Mintlify’s wager is that the old documentation stack, built for humans skimming with Cmd-F, is the wrong shape for that future. Its newer features lean hard in the other direction. The platform now ships Model Context Protocol (MCP) support so external agents can query a company’s documentation directly, automated workflows that keep pages in sync as code changes, and an AI writer that drafts and updates content as engineers ship.

Andreessen Horowitz, which also led Mintlify’s Series A, sees docs turning into an API surface. Whoever owns that surface owns a piece of every AI product built on top of it.

A crowded, suddenly hot category

Documentation tooling has gone from a sleepy adjacent-to-DevRel category to one of the more contested corners of the developer tools market. Incumbents like GitBook, ReadMe, and Confluence are racing to bolt on AI features. A wave of newer entrants is trying to skip that step and reimagine the product around agents from the ground up.

That competition is showing up in churn data. Teams that adopted first-generation tools two or three years ago are now actively shopping for replacements that handle MCP, retrieval, and content automation natively. Search interest for terms like mintlify alternative and gitbook alternative has climbed sharply over the last twelve months, a sign that even the category’s biggest names aren’t running unopposed.
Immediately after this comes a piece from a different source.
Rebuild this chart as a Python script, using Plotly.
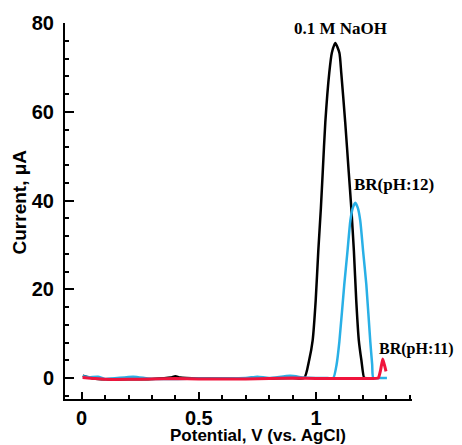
import plotly.graph_objects as go

# Black: 0.1 M NaOH
naoh_x = [0.005, 0.02, 0.05, 0.10, 0.20, 0.30, 0.38, 0.40, 0.42, 0.50, 0.60, 0.70, 0.80, 0.90, 0.950,
          0.971, 0.986, 0.999, 1.010, 1.021, 1.029, 1.040, 1.057, 1.068, 1.0825,
          1.100, 1.108, 1.125, 1.140, 1.151, 1.162, 1.172, 1.183, 1.194, 1.206, 1.215]
naoh_y = [0.5, 0.3, -0.1, -0.3, -0.3, -0.2, 0.1, 0.4, 0.1, -0.1, -0.1, -0.1, -0.1, 0.0, 0.0,
          4.0, 8.5, 17.5, 28.6, 38.2, 46.4, 57.6, 68.8, 73.3, 75.5,
          73.3, 68.8, 57.6, 46.4, 38.2, 28.6, 17.5, 8.5, 4.0, 0.0, 0.0]

# Cyan: BR(pH:12)
br12_x = [0.005, 0.03, 0.07, 0.10, 0.22, 0.30, 0.50, 0.70, 0.75, 0.80, 0.89, 0.95, 1.00, 1.05, 1.074,
          1.088, 1.100, 1.121, 1.134, 1.147, 1.157, 1.168, 1.179, 1.189, 1.202, 1.215, 1.232, 1.240, 1.245,
          1.27, 1.303]
br12_y = [0.4, 0.2, 0.3, -0.2, 0.3, -0.2, -0.1, 0.0, 0.3, 0.0, 0.5, 0.1, 0.0, 0.0, 0.0,
          3.0, 8.2, 21.1, 28.2, 35.5, 38.3, 39.5, 38.3, 35.5, 28.2, 21.1, 8.2, 3.0, 0.0,
          0.0, 0.0]

# Red: BR(pH:11)
br11_x = [0.004, 0.05, 0.10, 0.20, 0.30, 0.40, 0.50, 0.60, 0.70, 0.80, 0.90, 1.00, 1.10, 1.20, 1.266,
          1.276, 1.285, 1.292, 1.299]
br11_y = [0.1, -0.1, -0.3, -0.3, -0.2, -0.1, -0.2, -0.2, -0.2, -0.1, 0.0, -0.1, -0.1, -0.1, 0.0,
          1.8, 4.3, 3.0, 1.5]

x_ticks = [0, 0.5, 1]
x_tick_text = ["0", "0.5", "1"]
y_ticks = [0, 20, 40, 60, 80]
y_tick_text = ["0", "20", "40", "60", "80"]

W, H = 454, 437  # page body adds an 8px margin

fig = go.Figure()
fig.add_trace(go.Scatter(x=naoh_x, y=naoh_y, mode="lines", line=dict(color="#000000", width=2.5, shape="spline", smoothing=0.6)))
fig.add_trace(go.Scatter(x=br12_x, y=br12_y, mode="lines", line=dict(color="#29b0e6", width=2.5, shape="spline", smoothing=0.6)))
fig.add_trace(go.Scatter(x=br11_x, y=br11_y, mode="lines", line=dict(color="#f0143c", width=3, shape="spline", smoothing=0.4)))

tickfont = dict(family="Liberation Sans, Arial, sans-serif", size=20, color="black", weight="bold")
serif = dict(family="Liberation Serif, Times New Roman, serif", size=17, color="black", weight="bold")
serif_small = dict(family="Liberation Serif, Times New Roman, serif", size=16, color="black", weight="bold")
titlefont = dict(family="Liberation Sans, Arial, sans-serif", size=19, color="black", weight="bold")
xtitlefont = dict(family="Liberation Sans, Arial, sans-serif", size=17, color="black", weight="bold")

fig.update_layout(
    width=W, height=H,
    margin=dict(l=57, r=50, t=15, b=46),
    plot_bgcolor="white", paper_bgcolor="white",
    showlegend=False,
    xaxis=dict(range=[-0.071, 1.41], tickvals=x_ticks, ticktext=x_tick_text, showgrid=False, zeroline=False,
               showline=True, linecolor="black", linewidth=2, ticks="inside", ticklen=7, tickwidth=1.5,
               tickcolor="black", tickfont=tickfont, ticklabelstandoff=0, automargin=False,
               minor=dict(dtick=0.1, tick0=0, ticks="inside", ticklen=4, tickwidth=1.5, tickcolor="black", showgrid=False)),
    yaxis=dict(range=[-4.73, 80], tickvals=y_ticks, ticktext=y_tick_text, showgrid=False, zeroline=False,
               showline=True, linecolor="black", linewidth=2, ticks="inside", ticklen=9, tickwidth=1.5,
               tickcolor="black", tickfont=tickfont, ticklabelstandoff=5, automargin=False,
               minor=dict(dtick=4, tick0=0, ticks="inside", ticklen=4, tickwidth=1.5, tickcolor="black", showgrid=False)),
    annotations=[
        dict(text="0.1 M NaOH", x=1.104, y=78.8, xref="x", yref="y", showarrow=False, font=serif),
        dict(text="BR(pH:12)", x=1.335, y=43.7, xref="x", yref="y", showarrow=False, font=serif),
        dict(text="BR(pH:11)", x=1.262, y=6.5, xref="x", yref="y", xanchor="left", showarrow=False, font=serif_small),
        dict(text="Potential, V (vs. AgCl)", x=0.5548, y=-0.0984, xref="paper", yref="paper",
             showarrow=False, font=xtitlefont, xanchor="center", yanchor="middle"),
        dict(text="Current, μA", x=-0.1311, y=0.524, xref="paper", yref="paper", textangle=-90,
             showarrow=False, font=titlefont, xanchor="center", yanchor="middle"),
    ],
)
fig.write_html("out.html")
The pressure is mostly on pricing and openness. Mintlify’s enterprise tiers have drawn occasional grumbling on developer forums for getting expensive at scale, and some teams want more control over hosting, theming, and data residency than current SaaS doc vendors offer. Whether challengers can convert that frustration into market share remains the open question of the category.

What the money is for

The company has said the new capital will go primarily into hiring, with engineering, sales, and marketing all slated to expand. On the product side, expect more investment in the agent-facing parts of the stack. Better retrieval, deeper MCP support, and tighter loops between code changes and documentation updates. Mintlify has also been quietly extending beyond public-facing docs into internal knowledge bases, putting it on a collision course with the Notion-and-Confluence axis as much as with traditional doc tools.

The bigger story

Zoom out, and the Mintlify round fits a pattern visible across the AI infrastructure market this spring. Investors are paying premium multiples for companies that sit between proprietary data and the agents that need to reason over it. Vector databases, retrieval layers, evals, and now documentation. The thesis is that foundation models are commoditizing faster than expected, while the connective tissue between those models and enterprise data is not.

A $500 million valuation on what is still, fundamentally, a documentation product would have looked aggressive a year ago. In a world where every serious software company is shipping agents and every agent needs a knowledge source it can trust, it starts to look like table stakes. The next test is whether Mintlify can hold its lead as that pitch becomes consensus.